Much less of a concern is the security of the dividends paid by perpetuals. The dozen perpetuals highlighted by Mr. Hymas are all rated Pfd-2 by the rating agency DBRS, which means satisfactory credit quality. Pfd-1 is superior quality, while Pfd-5 is highly speculative.
Companies that issue perpetuals have an option to redeem the shares based on terms set out in the prospectus (you can find prospectuses on Sedar.com). While you shouldn't buy these shares based on the potential for a future redemption at the $25 issue price, there are some perpetuals that might actually be in line for this at some point in the next several years.
Mr. Hymas believes that regulations covering the banking sector and its capital structure could, in the next few years, be applied to life insurance companies. Some preferred shares would then become disadvantageous for insurers and, in turn, be candidates for redemption in the years ahead. A redemption would turn a perpetual preferred share into a maturing investment similar to a bond.

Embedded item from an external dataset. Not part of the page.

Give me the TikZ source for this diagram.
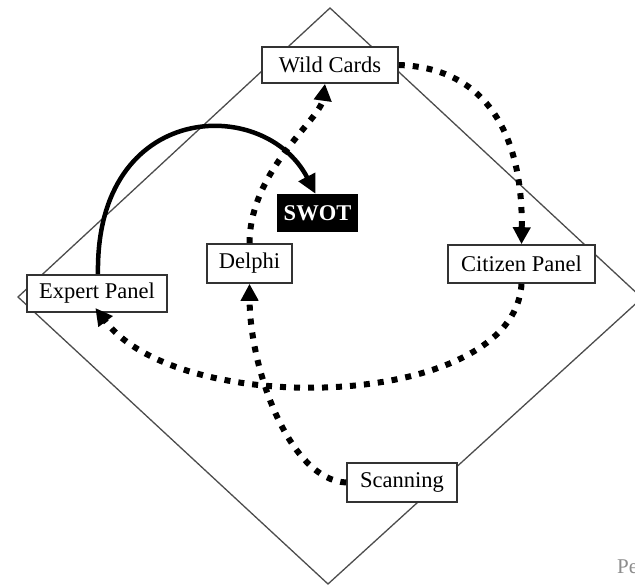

Mr. Hymas said he likes three issues of insurance-company perpetuals with redemption potential: Sun Life Financial Series 5 (SLF.PR.E), Manulife Financial Series 3 (MFC.PR.C) and Great-West Lifeco Series I (GWO.PR.I). All have yields at or just below 5 per cent based on recent share prices and dividends. If the shares were redeemed in the next eight to 12 years at $25, that yield would work out to be a bit higher (the shares all currently trade below $25).